Electrochemical dengue sensor based on NS1 epitope-imprinted polymers.

Dengue is a significant public health concern, particularly in tropical and subtropical regions, due to its potential severity and widespread impact. Nonstructural protein 1 (NS1) serves as a crucial biomarker for the early and rapid detection of dengue virus infection. This study introduces an electrochemical sensor utilizing an epitope imprinting approach with molecularly imprinted polymer (MIP) nanoparticles to detect dengue NS1. The NS1 epitope, Ac-VHTWTEQYKFQ-CONH, was employed as a template for the solid-phase synthesis of MIP nanoparticles. This epitope is highly conserved among dengue virus serotypes and is specifically recognized by monoclonal antibody 4F6, which does not cross-react with closely related viruses such as Zika virus and Japanese encephalitis virus (JEV), supporting the sensor's high specificity. Characterization of the MIP nanoparticles revealed specific binding sites capable of recognizing the epitope. Two detection strategies were developed: a competitive assay, where the epitope was immobilized on a screen-printed gold electrode (AuSPE) and exposed to MIP nanoparticle suspensions premixed with NS1, and a direct assay, where the MIP nanoparticles coated on AuSPE surfaces detected the epitope in a solution.
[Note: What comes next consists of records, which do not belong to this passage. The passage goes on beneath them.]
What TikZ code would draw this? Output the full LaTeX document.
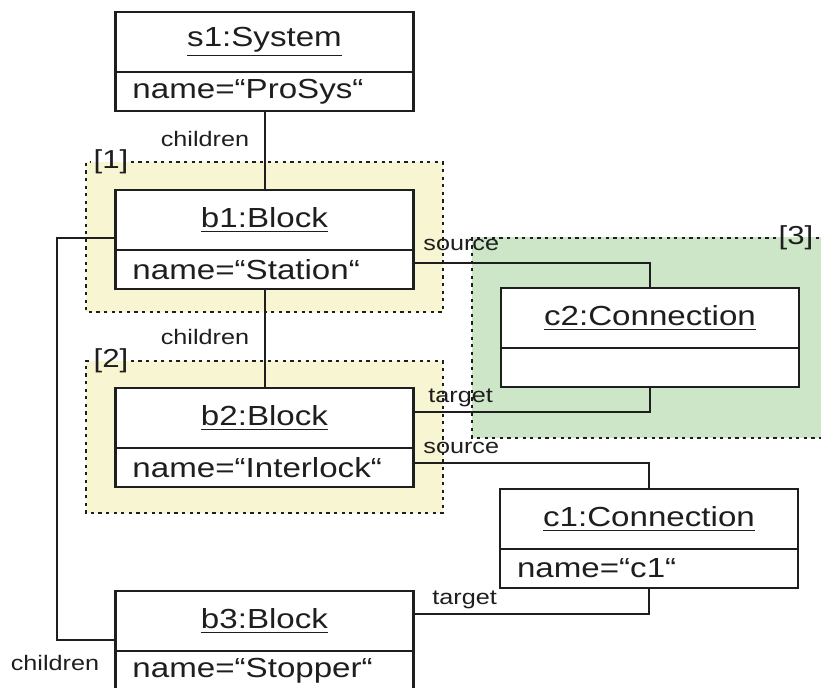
\documentclass[tikz,border=0pt]{standalone}
\usepackage{fontspec}
\setmainfont[FakeStretch=1.2]{Liberation Sans}
\definecolor{regyellow}{HTML}{F8F5D2}
\definecolor{reggreen}{HTML}{CEE6C8}
\definecolor{ink}{HTML}{1E1E1E}

\begin{document}
\begin{tikzpicture}[x=0.5pt,y=-0.5pt,
  obj/.style={draw=ink, line width=1.1pt, fill=white, minimum width=149pt,
    minimum height=30pt, inner sep=0pt, outer sep=0pt, text=ink,
    font=\fontsize{13.8}{16}\selectfont},
  attr/.style={obj, minimum height=19.5pt, text width=132pt, align=left},
  role/.style={text=ink, font=\fontsize{10.5}{12}\selectfont, inner sep=1pt},
  tag/.style={text=ink, font=\fontsize{13}{14}\selectfont, inner sep=1pt},
  link/.style={draw=ink, line width=1pt},
  fence/.style={draw=ink, line width=1.3pt, dash pattern=on 1.6pt off 2.2pt}]

\useasboundingbox (0,0) rectangle (821,687);
\clip (0,0) rectangle (821,687);

% regions
\fill[regyellow] (86,162) rectangle (443,312);
\fill[regyellow] (86,361) rectangle (443,513);
\fill[reggreen] (472,237) rectangle (840,438);

% objects
\node[obj, anchor=north west] (s1) at (115.5,12) {\underline{s1:System}};
\node[attr, anchor=north] (s1a) at (s1.south) {name=“ProSys“};

\node[obj, anchor=north west] (b1) at (115.5,190) {\underline{b1:Block}};
\node[attr, anchor=north] (b1a) at (b1.south) {name=“Station“};

\node[obj, anchor=north west] (b2) at (115.5,388) {\underline{b2:Block}};
\node[attr, anchor=north] (b2a) at (b2.south) {name=“Interlock“};

\node[obj, anchor=north west] (b3) at (115.5,591) {\underline{b3:Block}};
\node[attr, anchor=north] (b3a) at (b3.south) {name=“Stopper“};

\node[obj, anchor=north west] (c2) at (501,288) {\underline{c2:Connection}};
\node[attr, anchor=north] (c2a) at (c2.south) {};

\node[obj, anchor=north west] (c1) at (500,489) {\underline{c1:Connection}};
\node[attr, anchor=north] (c1a) at (c1.south) {name=“c1“};

% links
\draw[link] (s1a.south) -- (b1.north);
\draw[link] (b1a.south) -- (b2.north);
\draw[link] ([yshift=-9pt]b1.west) -- ++(-59,0) |- ([yshift=-9.5pt]b3.west);
\draw[link] ([yshift=3.5pt]b1a.east) -| (c2.north);
\draw[link] (c2a.south) |- ([yshift=3pt]b2.east);
\draw[link] ([yshift=2.5pt]b2a.east) -| (c1.north);
\draw[link] (c1a.south) |- ([yshift=3.5pt]b3.east);

% roles
\node[role] (lch1) at (205,139) {children};
\node[role] (lch2) at (205,337) {children};
\node[role] (lch3) at (55,663) {children};
\node[role, anchor=west] (lsrc1) at (421,245) {source};
\node[role, anchor=west] (ltgt1) at (426,398) {target};
\node[role, anchor=west] (lsrc2) at (421,448) {source};
\node[role, anchor=west] (ltgt2) at (430,600) {target};

% region borders
\node[tag] (t1) at (111,162) {[1]};
\node[tag] (t2) at (111,361) {[2]};
\node[tag] (t3) at (796,238) {[3]};
\draw[fence] (t1.east) -| (443,312) -| (86,162) -- (t1.west);
\draw[fence] (t2.east) -| (443,513) -| (86,361) -- (t2.west);
\draw[fence] (t3.west) -| (472,438) -- (840,438);
\draw[fence] (t3.east) -- (840,238);

\end{tikzpicture}
\end{document}
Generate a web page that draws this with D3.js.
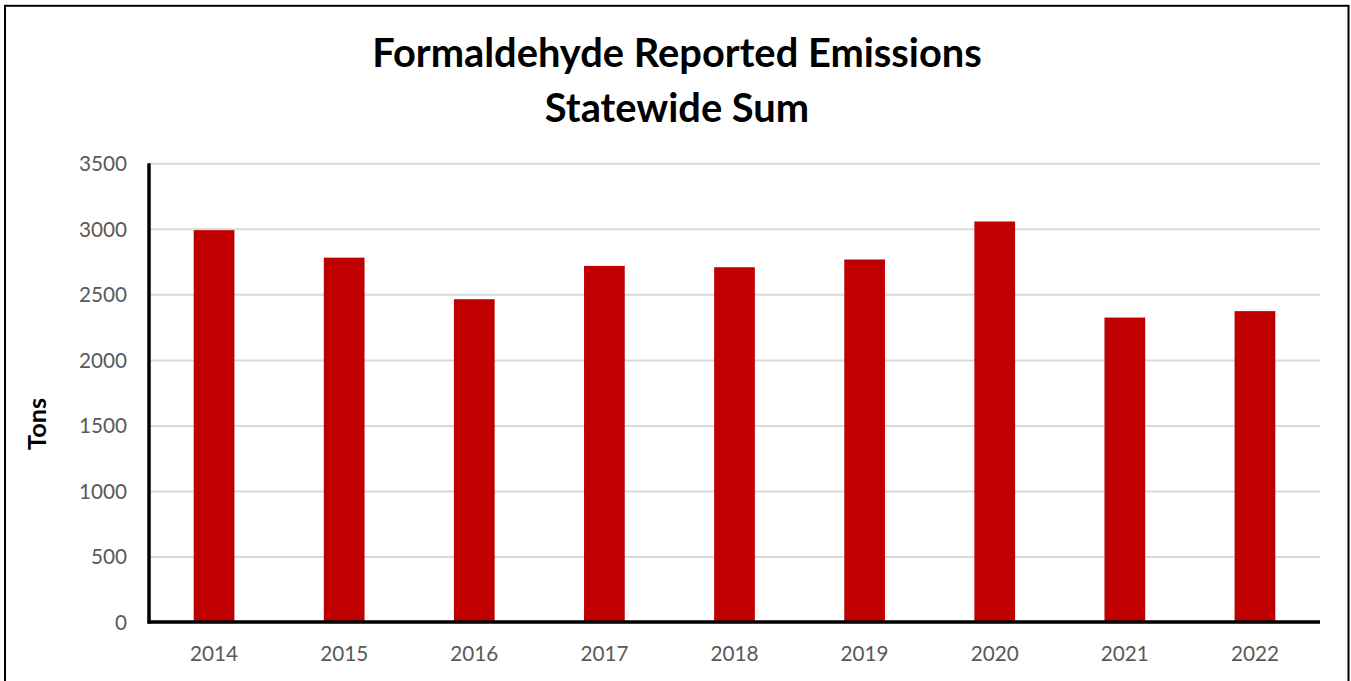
<!DOCTYPE html>
<html>
<head>
<meta charset="utf-8">
<script src="https://cdn.jsdelivr.net/npm/d3@7"></script>
<style>
  html, body { margin: 0; padding: 0; background: #fff; }
  svg { display: block; }
</style>
</head>
<body>
<svg id="chart" width="1351" height="681"></svg>
<script>
// Annual statewide formaldehyde emissions (tons)
const years = ["2014", "2015", "2016", "2017", "2018", "2019", "2020", "2021", "2022"];
const tons = [2990, 2780, 2463, 2717, 2707, 2766, 3056, 2323, 2372];
const yTicks = [0, 500, 1000, 1500, 2000, 2500, 3000, 3500];
const titleLines = ["Formaldehyde Reported Emissions", "Statewide Sum"];
const yTitle = "Tons";

const W = 1351, H = 681;
const plot = { left: 149, right: 1320, top: 163.3, bottom: 622 };
const FONT = "Lato, 'Open Sans', sans-serif";

const svg = d3.select("#chart");

// Size a text element so that it spans a given width
function fitWidth(sel, target) {
  const node = sel.node();
  const fs = parseFloat(sel.attr("font-size"));
  const w = node.getComputedTextLength();
  if (w > 0) sel.attr("font-size", (fs * target / w).toFixed(2));
}

// Outer frame
svg.append("rect")
  .attr("x", 5).attr("y", 5.8)
  .attr("width", 1343.5).attr("height", 700)
  .attr("fill", "none").attr("stroke", "#000").attr("stroke-width", 2);

const x = d3.scaleBand()
  .domain(years)
  .range([plot.left, plot.right])
  .paddingInner(0.687)
  .paddingOuter(0.3435);

const y = d3.scaleLinear()
  .domain([0, 3500])
  .range([plot.bottom, plot.top]);

// Horizontal gridlines
const grid = svg.append("g")
  .attr("transform", `translate(${plot.left},0)`)
  .call(d3.axisLeft(y).tickValues(yTicks).tickSize(-(plot.right - plot.left)).tickFormat(""));
grid.select(".domain").remove();
grid.selectAll(".tick line").attr("stroke", "#d9d9d9").attr("stroke-width", 2);

// Bars
svg.append("g").selectAll("rect")
  .data(years.map((yr, i) => ({ yr, v: tons[i] })))
  .join("rect")
  .attr("x", d => x(d.yr))
  .attr("width", x.bandwidth())
  .attr("y", d => y(d.v))
  .attr("height", d => y(0) - y(d.v))
  .attr("fill", "#c00000");

// Y axis labels
const yAxis = svg.append("g")
  .attr("transform", `translate(${plot.left},0)`)
  .call(d3.axisLeft(y).tickValues(yTicks).tickFormat(d3.format("d")).tickSize(0).tickPadding(22));
yAxis.select(".domain").remove();
yAxis.selectAll("text")
  .attr("font-family", FONT).attr("font-size", 20.7)
  .attr("fill", "#595959").attr("dy", "0.36em");

// X axis labels
const xAxis = svg.append("g")
  .attr("transform", `translate(0,${plot.bottom})`)
  .call(d3.axisBottom(x).tickSize(0));
xAxis.select(".domain").remove();
xAxis.selectAll("text")
  .attr("font-family", FONT).attr("font-size", 20.7)
  .attr("fill", "#595959").attr("y", 39).attr("dy", 0);

// Axis lines
svg.append("line")
  .attr("x1", plot.left).attr("x2", plot.left)
  .attr("y1", plot.top).attr("y2", plot.bottom + 1.5)
  .attr("stroke", "#000").attr("stroke-width", 3.5);
svg.append("line")
  .attr("x1", plot.left - 1.5).attr("x2", plot.right)
  .attr("y1", plot.bottom).attr("y2", plot.bottom)
  .attr("stroke", "#000").attr("stroke-width", 3.5);

// Y axis title
const yt = svg.append("text")
  .attr("transform", "translate(46,424) rotate(-90)")
  .attr("text-anchor", "middle")
  .attr("font-family", FONT).attr("font-weight", "bold")
  .attr("font-size", 22).attr("fill", "#000")
  .text(yTitle);
fitWidth(yt, 52);

// Chart title, both lines at the size that fits the first line
const titleY = [66.5, 121.5];
const t0 = svg.append("text")
  .attr("x", 677).attr("y", titleY[0])
  .attr("text-anchor", "middle")
  .attr("font-family", FONT).attr("font-weight", "bold")
  .attr("font-size", 40).attr("fill", "#000")
  .text(titleLines[0]);
fitWidth(t0, 610);
svg.append("text")
  .attr("x", 677).attr("y", titleY[1])
  .attr("text-anchor", "middle")
  .attr("font-family", FONT).attr("font-weight", "bold")
  .attr("font-size", t0.attr("font-size")).attr("fill", "#000")
  .text(titleLines[1]);
</script>
</body>
</html>
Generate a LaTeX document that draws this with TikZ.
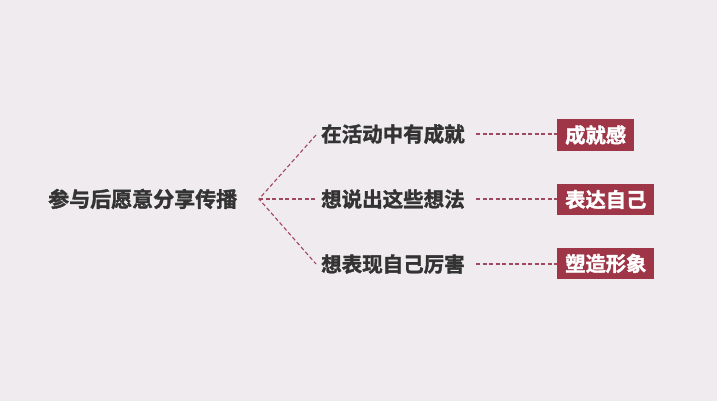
\documentclass[tikz,border=0pt]{standalone}
\usepackage{fontspec}
\newfontfamily\cjk[FakeBold=1.6]{Noto Sans CJK SC Bold}
\definecolor{bgc}{HTML}{EFEBEE}
\definecolor{txt}{HTML}{333333}
\definecolor{accent}{HTML}{9E3648}
\definecolor{lnc}{HTML}{A04860}
\begin{document}
\begin{tikzpicture}[x=1pt,y=-1pt,
  lbl/.style={font=\cjk\fontsize{20.5}{22}\selectfont, text=txt, inner sep=0pt, anchor=west},
  tag/.style={font=\cjk\fontsize{20.3}{22}\selectfont, text=white, fill=accent, inner xsep=8pt, inner ysep=0pt, minimum height=31pt, anchor=west},
  dline/.style={draw=lnc, line width=1.1pt, dash pattern=on 4pt off 2.5pt}]
\fill[bgc] (0,0) rectangle (717,401);
\useasboundingbox (0,0) rectangle (717,401);
\node[lbl, font=\cjk\fontsize{21}{23}\selectfont] (root) at (48,199) {参与后愿意分享传播};
\coordinate (j) at (259,199);
\coordinate (e1) at (316,135);
\coordinate (e2) at (315,199);
\coordinate (e3) at (316,264);
\node[lbl] (a1) at (321,134) {在活动中有成就};
\node[lbl] (a2) at (321,199) {想说出这些想法};
\node[lbl] (a3) at (321,264) {想表现自己厉害};
\node[tag] (b1) at (557,135) {成就感};
\node[tag] (b2) at (557,199.5) {表达自己};
\node[tag] (b3) at (557,263.5) {塑造形象};
\draw[dline] (e1) -- (j) -- (e3);
\draw[dline] (j) -- (e2);
\coordinate (s1) at (476,134);
\coordinate (s2) at (476,199);
\coordinate (s3) at (476,264);
\draw[dline] (s1) -- (b1.west |- s1);
\draw[dline] (s2) -- (b2.west |- s2);
\draw[dline] (s3) -- (b3.west |- s3);
\end{tikzpicture}
\end{document}
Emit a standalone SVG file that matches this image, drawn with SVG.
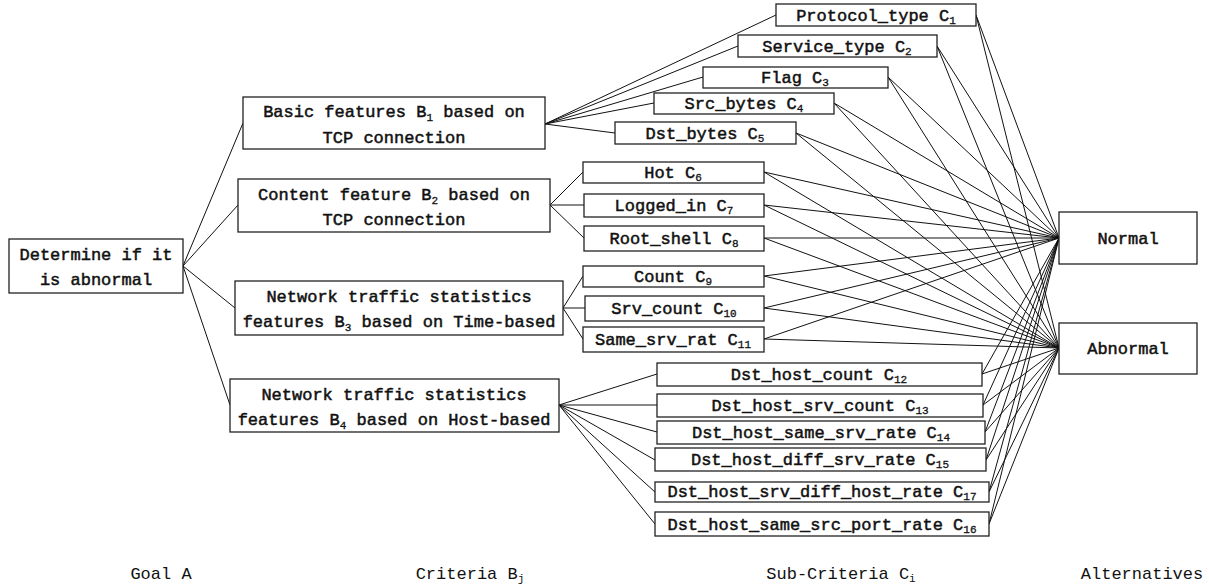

The competitive assay demonstrated a detection range of 1-100 ng mL with a limit of detection (LOD) of 0.74 ng mL, while the direct assay showed a detection range of 5-100 ng mLwith a LOD of 3.82 ng mL. Both assays were extended to detect NS1 in PBS (pH 7.4), achieving a linear range of 5-300 ng mL with a LOD of 4.30 ng mL for the competitive assay and 10-100 ng mL with a LOD of 8.23 ng mL for the direct assay. These LODs cover NS1 levels in blood serum for primary and secondary infections. The electrochemical sensors demonstrated selectivity for NS1 in spiked human serum, offering a cost-effective alternative to natural antibody-based detection methods.